"A parade of Western leaders to Beijing, including French President Emmanuel Macron in December, and more recently, Canadian Prime Minister Mark Carney and the United Kingdom's Keir Starmer, with German Chancellor Friedrich Merz planning a visit later this month, might suggest a great geopolitical realignment in the making. But to interpret these visits as a strategic defection from the United States is to mistake tactical adaptation for fundamental realignment."
"However, Trump's prolonged trade wars, rough treatment of European and North American partners, and coercive threats shattered illusions of a united Western front. This disorientation soon found its voice in Canadian PM Carney's Davos speech. He declared the end of the US-led, rules-based international order, framing the situation not as a transition but a rupture, where the strong can do what they can, and the weak must suffer what they must."
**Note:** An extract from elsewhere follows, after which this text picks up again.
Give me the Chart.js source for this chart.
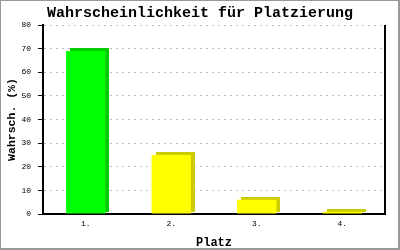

Economic engagement with China is being pursued as pragmatic economic diversification while preserving enduring security alliances with the United States. Western visits to Beijing indicate tactical adaptation and strategic hedging, not a wholesale political defection. Prolonged US trade conflicts and coercive diplomacy undermined confidence in a unified Western front and produced political and diplomatic disorientation. Mark Carney framed a rupture in the US-led, rules-based order, exposing vulnerabilities that Beijing sought to explore. Middle powers are seeking strategic autonomy in energy, critical minerals, and supply chains to mitigate coercion and reduce the risk of becoming collateral in great-power competition.